A Galway crime writer, Ken Bruen, has been shortlisted for best novel in this year's Edgar Awards in the US.
Described as the "mystery and crime equivalent" of the Oscars, the Edgar Awards are named after Edgar Allan Poe and aim to honour the best in mystery fiction, non-fiction, television and film.
The winners are due to be announced at a gala banquet, hosted by the Mystery Writers of America, in New York on April 29th.
Mr Bruen's novel, The Guards, was one of four nominees shortlisted for this year's best novel award.
Also shortlisted were Out by Natsuo Kirino; Resurrection Men by Ian Rankin; and Maisie Dobbs by Jacqueline Winspear.
Mr Bruen told The Irish Times yesterday that he was thrilled with the nomination, the first for an Irish crime writer.
"It is a very prestigious award, so just be in that shortlist is a great honour," Mr Bruen said.
He has just returned from New York, where his publisher, St Martin's Minotaur, had issued a hardback of his novel, The Killing of the Tinkers.

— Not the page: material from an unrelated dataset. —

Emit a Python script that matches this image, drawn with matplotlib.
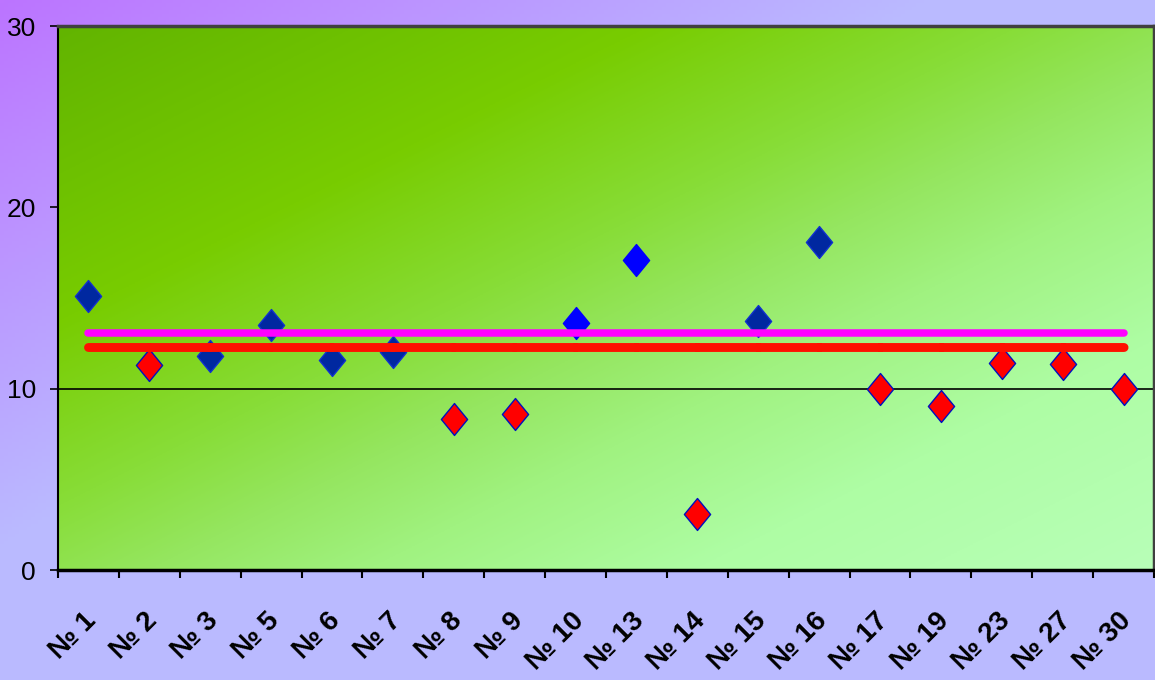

Ken Bruen, who lives with his wife, Phil, and daughter, Grace, in Galway city, has sold film and television rights to several of his 12 novels, is already writing his 13th and 14th and has been translated into Albanian.
His fourth Jack Taylor novel, the sixth in his "English" series and a book about paranoia, entitled Despatching Baudelaire, are due to be published in the next year.
Born in Galway in 1951, Bruen studied English and taught it as a foreign language for almost 25 years in Africa, Japan and Asia.